◆ Given problem:
Type out the complete listing below word for word, without its pictures.

**** Dataset extract

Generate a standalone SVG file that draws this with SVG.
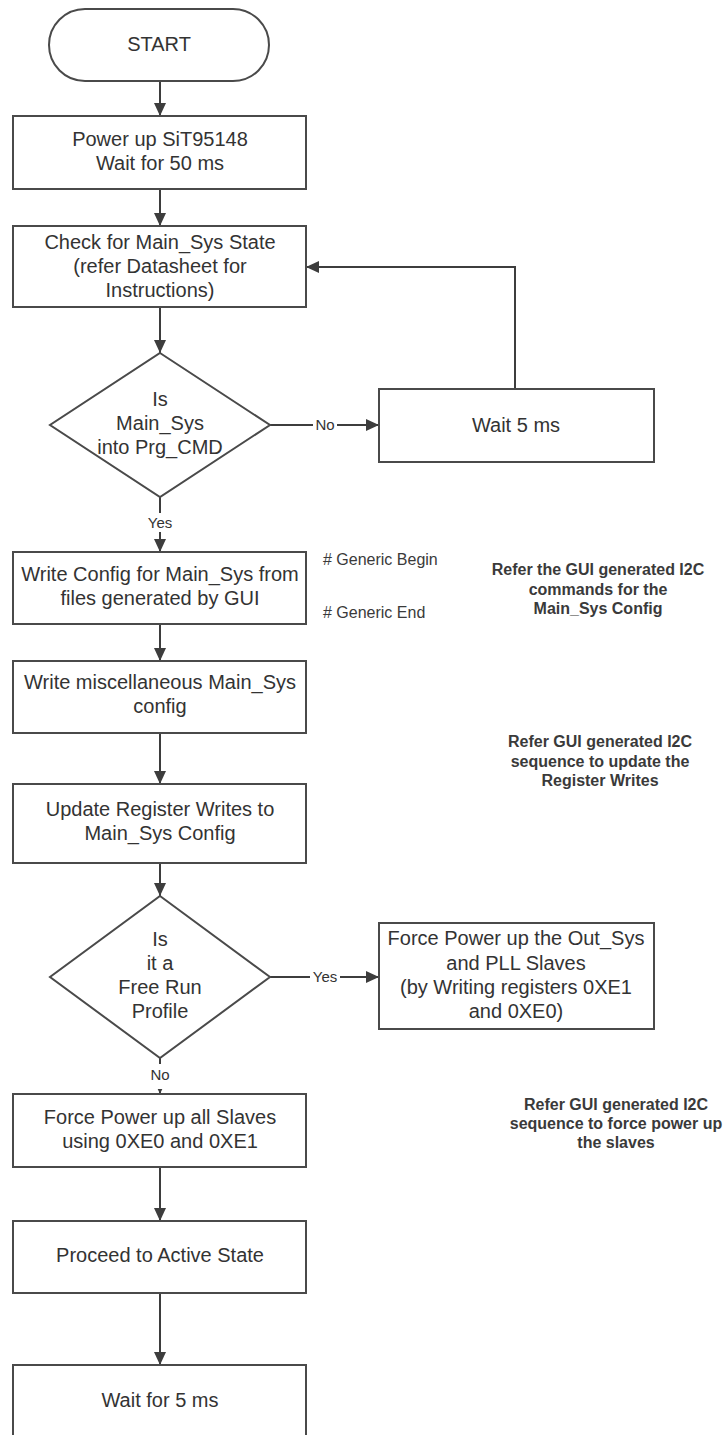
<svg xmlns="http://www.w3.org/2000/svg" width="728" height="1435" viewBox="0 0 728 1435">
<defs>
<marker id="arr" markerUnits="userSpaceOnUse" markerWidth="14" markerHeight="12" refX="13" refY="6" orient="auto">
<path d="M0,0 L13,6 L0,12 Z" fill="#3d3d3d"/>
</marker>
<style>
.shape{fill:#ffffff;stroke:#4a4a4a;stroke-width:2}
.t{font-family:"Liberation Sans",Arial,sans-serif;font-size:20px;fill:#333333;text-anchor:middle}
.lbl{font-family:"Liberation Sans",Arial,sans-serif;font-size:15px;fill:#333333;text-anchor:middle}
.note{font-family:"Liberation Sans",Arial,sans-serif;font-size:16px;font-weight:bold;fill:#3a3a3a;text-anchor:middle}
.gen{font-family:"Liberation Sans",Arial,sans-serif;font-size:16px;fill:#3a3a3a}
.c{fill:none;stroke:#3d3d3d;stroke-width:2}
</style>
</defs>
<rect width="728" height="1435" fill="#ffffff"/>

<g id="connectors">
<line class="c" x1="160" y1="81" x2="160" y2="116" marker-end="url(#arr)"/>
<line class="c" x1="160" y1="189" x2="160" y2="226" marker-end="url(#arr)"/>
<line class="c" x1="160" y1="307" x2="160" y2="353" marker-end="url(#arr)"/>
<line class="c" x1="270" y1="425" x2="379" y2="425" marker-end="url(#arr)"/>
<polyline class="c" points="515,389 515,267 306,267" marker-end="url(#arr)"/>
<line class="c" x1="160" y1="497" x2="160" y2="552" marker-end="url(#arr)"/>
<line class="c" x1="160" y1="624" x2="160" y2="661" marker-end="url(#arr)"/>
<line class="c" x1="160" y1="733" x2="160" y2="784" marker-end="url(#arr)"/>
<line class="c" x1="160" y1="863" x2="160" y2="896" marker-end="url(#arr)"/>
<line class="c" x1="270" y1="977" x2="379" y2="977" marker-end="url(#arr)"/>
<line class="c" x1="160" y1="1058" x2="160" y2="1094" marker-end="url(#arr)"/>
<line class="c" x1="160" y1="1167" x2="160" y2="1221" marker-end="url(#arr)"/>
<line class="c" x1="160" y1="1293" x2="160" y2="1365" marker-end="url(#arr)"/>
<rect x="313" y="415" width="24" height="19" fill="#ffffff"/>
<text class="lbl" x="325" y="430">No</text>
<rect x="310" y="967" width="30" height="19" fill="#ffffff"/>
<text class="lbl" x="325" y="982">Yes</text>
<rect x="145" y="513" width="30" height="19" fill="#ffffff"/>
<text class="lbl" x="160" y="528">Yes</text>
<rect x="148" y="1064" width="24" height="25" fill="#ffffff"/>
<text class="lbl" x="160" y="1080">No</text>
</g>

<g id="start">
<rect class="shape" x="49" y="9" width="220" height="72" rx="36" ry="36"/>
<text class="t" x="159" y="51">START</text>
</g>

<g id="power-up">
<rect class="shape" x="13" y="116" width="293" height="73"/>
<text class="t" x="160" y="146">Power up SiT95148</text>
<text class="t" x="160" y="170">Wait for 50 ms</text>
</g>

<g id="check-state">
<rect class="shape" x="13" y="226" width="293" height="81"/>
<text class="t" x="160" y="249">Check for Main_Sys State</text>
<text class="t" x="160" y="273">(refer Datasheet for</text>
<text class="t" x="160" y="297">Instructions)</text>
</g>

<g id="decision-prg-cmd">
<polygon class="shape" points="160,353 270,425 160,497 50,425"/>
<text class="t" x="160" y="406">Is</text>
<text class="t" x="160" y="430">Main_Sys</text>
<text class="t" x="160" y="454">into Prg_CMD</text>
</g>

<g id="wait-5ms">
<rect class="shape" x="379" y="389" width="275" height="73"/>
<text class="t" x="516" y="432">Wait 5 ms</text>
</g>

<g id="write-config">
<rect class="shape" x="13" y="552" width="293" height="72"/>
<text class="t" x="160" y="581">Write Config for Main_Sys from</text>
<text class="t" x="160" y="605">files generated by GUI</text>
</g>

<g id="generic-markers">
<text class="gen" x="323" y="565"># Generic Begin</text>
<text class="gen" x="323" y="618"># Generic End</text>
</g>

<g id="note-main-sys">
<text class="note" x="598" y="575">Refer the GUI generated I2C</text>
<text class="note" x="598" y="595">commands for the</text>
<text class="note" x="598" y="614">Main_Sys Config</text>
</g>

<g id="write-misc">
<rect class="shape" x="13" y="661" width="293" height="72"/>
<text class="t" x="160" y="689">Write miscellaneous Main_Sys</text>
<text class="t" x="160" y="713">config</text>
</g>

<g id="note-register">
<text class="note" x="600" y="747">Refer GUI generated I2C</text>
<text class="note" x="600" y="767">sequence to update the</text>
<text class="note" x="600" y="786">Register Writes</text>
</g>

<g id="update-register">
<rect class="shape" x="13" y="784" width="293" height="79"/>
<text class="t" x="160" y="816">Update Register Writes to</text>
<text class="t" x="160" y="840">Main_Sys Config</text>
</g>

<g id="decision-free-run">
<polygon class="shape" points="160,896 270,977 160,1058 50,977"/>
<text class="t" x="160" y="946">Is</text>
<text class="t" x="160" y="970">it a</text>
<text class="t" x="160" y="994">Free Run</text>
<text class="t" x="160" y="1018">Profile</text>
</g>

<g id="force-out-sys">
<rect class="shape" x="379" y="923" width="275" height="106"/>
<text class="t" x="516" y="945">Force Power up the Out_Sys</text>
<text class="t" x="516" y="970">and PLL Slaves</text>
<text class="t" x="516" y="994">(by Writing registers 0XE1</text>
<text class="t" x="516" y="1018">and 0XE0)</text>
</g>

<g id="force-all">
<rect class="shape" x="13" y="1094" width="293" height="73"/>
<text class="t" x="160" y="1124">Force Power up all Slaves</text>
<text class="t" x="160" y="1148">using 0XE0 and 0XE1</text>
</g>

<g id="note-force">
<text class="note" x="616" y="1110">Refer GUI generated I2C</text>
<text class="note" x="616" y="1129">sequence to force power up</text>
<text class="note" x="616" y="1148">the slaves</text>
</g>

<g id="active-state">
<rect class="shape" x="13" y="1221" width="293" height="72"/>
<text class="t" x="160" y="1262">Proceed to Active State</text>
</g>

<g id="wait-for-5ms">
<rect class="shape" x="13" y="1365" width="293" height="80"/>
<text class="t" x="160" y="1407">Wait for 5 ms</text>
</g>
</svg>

********

◆ Exercise response:
Generate a standalone SVG file that draws this with SVG.
<svg xmlns="http://www.w3.org/2000/svg" width="728" height="1435" viewBox="0 0 728 1435">
<defs>
<marker id="arr" markerUnits="userSpaceOnUse" markerWidth="14" markerHeight="12" refX="13" refY="6" orient="auto">
<path d="M0,0 L13,6 L0,12 Z" fill="#3d3d3d"/>
</marker>
<style>
.shape{fill:#ffffff;stroke:#4a4a4a;stroke-width:2}
.t{font-family:"Liberation Sans",Arial,sans-serif;font-size:20px;fill:#333333;text-anchor:middle}
.lbl{font-family:"Liberation Sans",Arial,sans-serif;font-size:15px;fill:#333333;text-anchor:middle}
.note{font-family:"Liberation Sans",Arial,sans-serif;font-size:16px;font-weight:bold;fill:#3a3a3a;text-anchor:middle}
.gen{font-family:"Liberation Sans",Arial,sans-serif;font-size:16px;fill:#3a3a3a}
.c{fill:none;stroke:#3d3d3d;stroke-width:2}
</style>
</defs>
<rect width="728" height="1435" fill="#ffffff"/>

<g id="connectors">
<line class="c" x1="160" y1="81" x2="160" y2="116" marker-end="url(#arr)"/>
<line class="c" x1="160" y1="189" x2="160" y2="226" marker-end="url(#arr)"/>
<line class="c" x1="160" y1="307" x2="160" y2="353" marker-end="url(#arr)"/>
<line class="c" x1="270" y1="425" x2="379" y2="425" marker-end="url(#arr)"/>
<polyline class="c" points="515,389 515,267 306,267" marker-end="url(#arr)"/>
<line class="c" x1="160" y1="497" x2="160" y2="552" marker-end="url(#arr)"/>
<line class="c" x1="160" y1="624" x2="160" y2="661" marker-end="url(#arr)"/>
<line class="c" x1="160" y1="733" x2="160" y2="784" marker-end="url(#arr)"/>
<line class="c" x1="160" y1="863" x2="160" y2="896" marker-end="url(#arr)"/>
<line class="c" x1="270" y1="977" x2="379" y2="977" marker-end="url(#arr)"/>
<line class="c" x1="160" y1="1058" x2="160" y2="1094" marker-end="url(#arr)"/>
<line class="c" x1="160" y1="1167" x2="160" y2="1221" marker-end="url(#arr)"/>
<line class="c" x1="160" y1="1293" x2="160" y2="1365" marker-end="url(#arr)"/>
<rect x="313" y="415" width="24" height="19" fill="#ffffff"/>
<text class="lbl" x="325" y="430">No</text>
<rect x="310" y="967" width="30" height="19" fill="#ffffff"/>
<text class="lbl" x="325" y="982">Yes</text>
<rect x="145" y="513" width="30" height="19" fill="#ffffff"/>
<text class="lbl" x="160" y="528">Yes</text>
<rect x="148" y="1064" width="24" height="25" fill="#ffffff"/>
<text class="lbl" x="160" y="1080">No</text>
</g>

<g id="start">
<rect class="shape" x="49" y="9" width="220" height="72" rx="36" ry="36"/>
<text class="t" x="159" y="51">START</text>
</g>

<g id="power-up">
<rect class="shape" x="13" y="116" width="293" height="73"/>
<text class="t" x="160" y="146">Power up SiT95148</text>
<text class="t" x="160" y="170">Wait for 50 ms</text>
</g>

<g id="check-state">
<rect class="shape" x="13" y="226" width="293" height="81"/>
<text class="t" x="160" y="249">Check for Main_Sys State</text>
<text class="t" x="160" y="273">(refer Datasheet for</text>
<text class="t" x="160" y="297">Instructions)</text>
</g>

<g id="decision-prg-cmd">
<polygon class="shape" points="160,353 270,425 160,497 50,425"/>
<text class="t" x="160" y="406">Is</text>
<text class="t" x="160" y="430">Main_Sys</text>
<text class="t" x="160" y="454">into Prg_CMD</text>
</g>

<g id="wait-5ms">
<rect class="shape" x="379" y="389" width="275" height="73"/>
<text class="t" x="516" y="432">Wait 5 ms</text>
</g>

<g id="write-config">
<rect class="shape" x="13" y="552" width="293" height="72"/>
<text class="t" x="160" y="581">Write Config for Main_Sys from</text>
<text class="t" x="160" y="605">files generated by GUI</text>
</g>

<g id="generic-markers">
<text class="gen" x="323" y="565"># Generic Begin</text>
<text class="gen" x="323" y="618"># Generic End</text>
</g>

<g id="note-main-sys">
<text class="note" x="598" y="575">Refer the GUI generated I2C</text>
<text class="note" x="598" y="595">commands for the</text>
<text class="note" x="598" y="614">Main_Sys Config</text>
</g>

<g id="write-misc">
<rect class="shape" x="13" y="661" width="293" height="72"/>
<text class="t" x="160" y="689">Write miscellaneous Main_Sys</text>
<text class="t" x="160" y="713">config</text>
</g>

<g id="note-register">
<text class="note" x="600" y="747">Refer GUI generated I2C</text>
<text class="note" x="600" y="767">sequence to update the</text>
<text class="note" x="600" y="786">Register Writes</text>
</g>

<g id="update-register">
<rect class="shape" x="13" y="784" width="293" height="79"/>
<text class="t" x="160" y="816">Update Register Writes to</text>
<text class="t" x="160" y="840">Main_Sys Config</text>
</g>

<g id="decision-free-run">
<polygon class="shape" points="160,896 270,977 160,1058 50,977"/>
<text class="t" x="160" y="946">Is</text>
<text class="t" x="160" y="970">it a</text>
<text class="t" x="160" y="994">Free Run</text>
<text class="t" x="160" y="1018">Profile</text>
</g>

<g id="force-out-sys">
<rect class="shape" x="379" y="923" width="275" height="106"/>
<text class="t" x="516" y="945">Force Power up the Out_Sys</text>
<text class="t" x="516" y="970">and PLL Slaves</text>
<text class="t" x="516" y="994">(by Writing registers 0XE1</text>
<text class="t" x="516" y="1018">and 0XE0)</text>
</g>

<g id="force-all">
<rect class="shape" x="13" y="1094" width="293" height="73"/>
<text class="t" x="160" y="1124">Force Power up all Slaves</text>
<text class="t" x="160" y="1148">using 0XE0 and 0XE1</text>
</g>

<g id="note-force">
<text class="note" x="616" y="1110">Refer GUI generated I2C</text>
<text class="note" x="616" y="1129">sequence to force power up</text>
<text class="note" x="616" y="1148">the slaves</text>
</g>

<g id="active-state">
<rect class="shape" x="13" y="1221" width="293" height="72"/>
<text class="t" x="160" y="1262">Proceed to Active State</text>
</g>

<g id="wait-for-5ms">
<rect class="shape" x="13" y="1365" width="293" height="80"/>
<text class="t" x="160" y="1407">Wait for 5 ms</text>
</g>
</svg>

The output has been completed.